The paper is very well written, the results are of significance, and I recommend publication after addressing the following minor comments.
General comments
The blended TROPOMI XCH4 product is described at line 100, but elsewhere in the paper, including the abstract it is just referred to as TROPOMI observations. The Balasus et al (2023) that is the reference given for the product calls it a blended TROPOMI+GOSAT product. Would it be more appropriate to describe it as a blended TROPOMI+GOSAT product in the abstract at least, and possibly elsewhere? Or something similar to recognise that the data is TROPOMI bias corrected using GOSAT?
Many countries and a few regions in Africa are referred to in the paper, and not all readers will be familiar with them. I suggest labelling them on the maps when they are mentioned, to help the reader. Alternatively, a separate map or insets on existing maps could be used to show the countries/regions mentioned.
Are posterior uncertainties calculated by the inversion? Not much discussion is given on uncertainties in the estimates. The optimised fluxes are given as 71-72 Tg/a, where does this range come from, it is just from the two prior estimates? What else could contribute significantly to the uncertainty in the posterior fluxes?

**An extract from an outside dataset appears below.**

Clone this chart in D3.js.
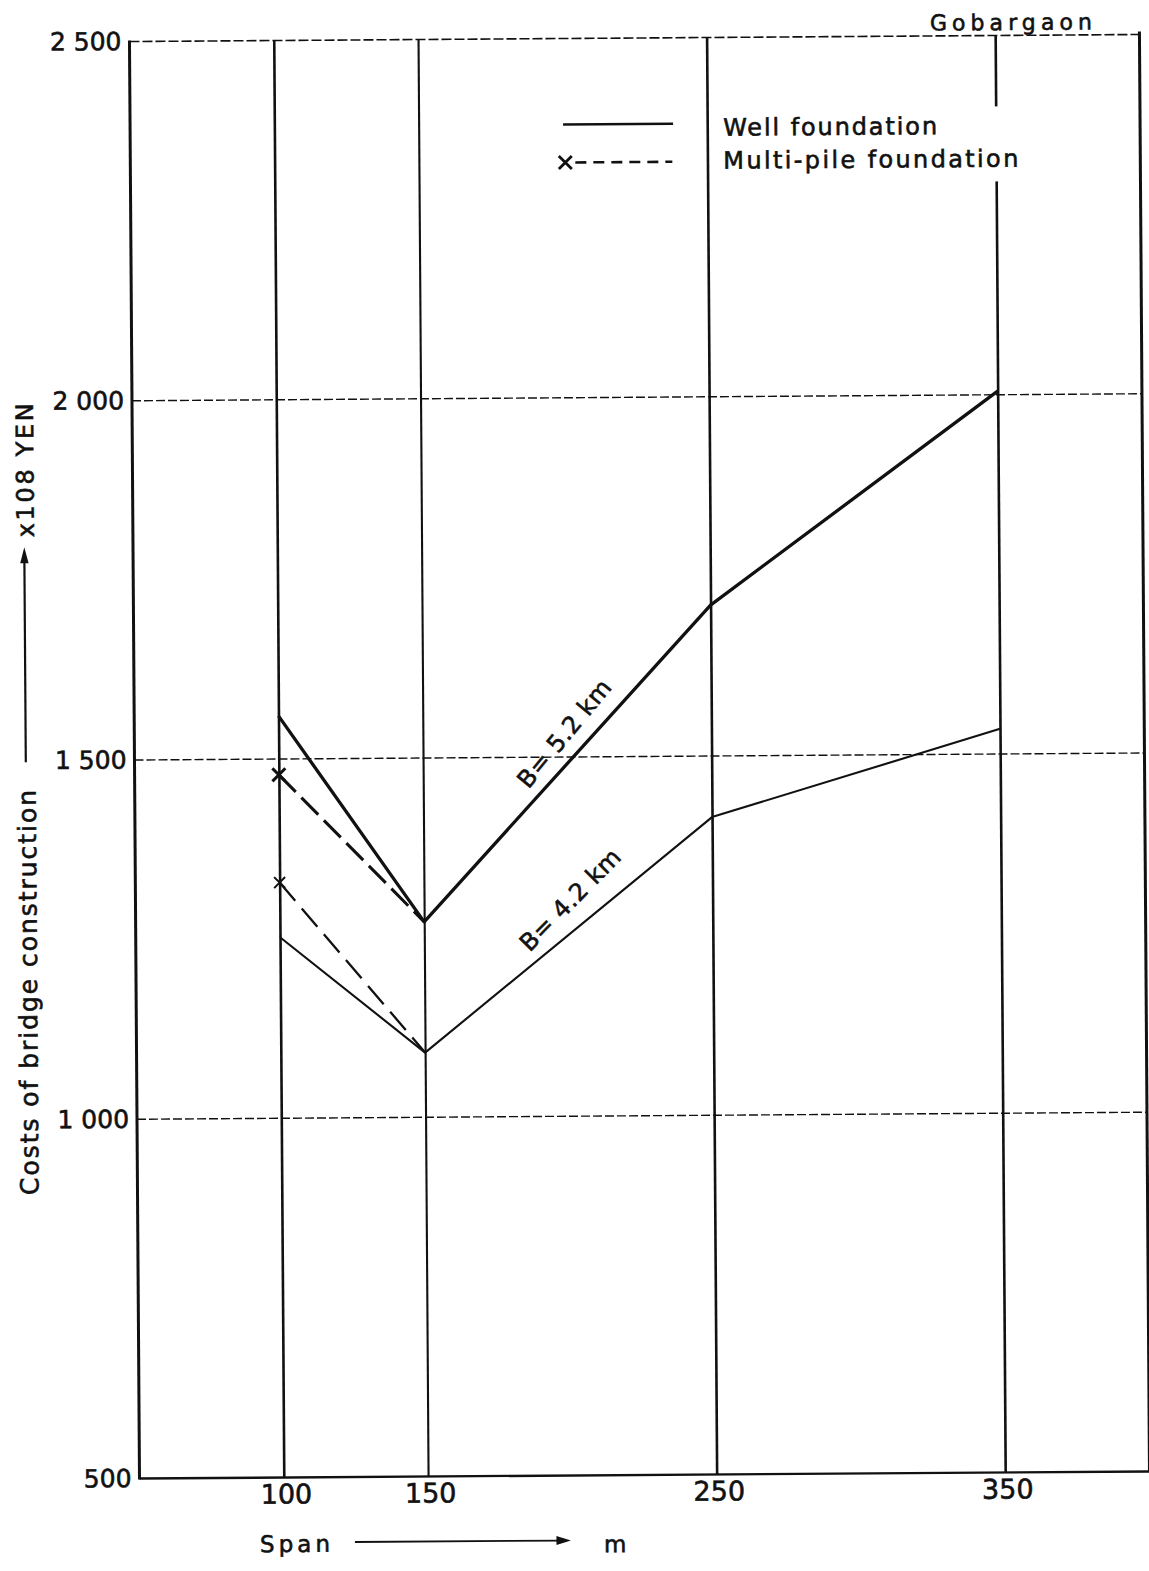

In the abstract the total flux is given just as 72 Tg/a, should that be 71-72 Tg/a? And is that a realistic estimate of the total uncertainty?
Specific comments
line 72 - it took me a while to understand what was meant by "with separation at the equator", perhaps there is a clearer way to explain this.
Line 135-136 - This description of error could be improved: E.g., "are too low" - too low for what? perhaps better to say they don't reflect the total error. "we correct them" - better to say something like "we incorporate retrieval error using TCCON..."
Line 229 - please give a short explanation of how the 10-fold cross validation is carried out (just half a sentence or so). There is not much detail given in Turner et al.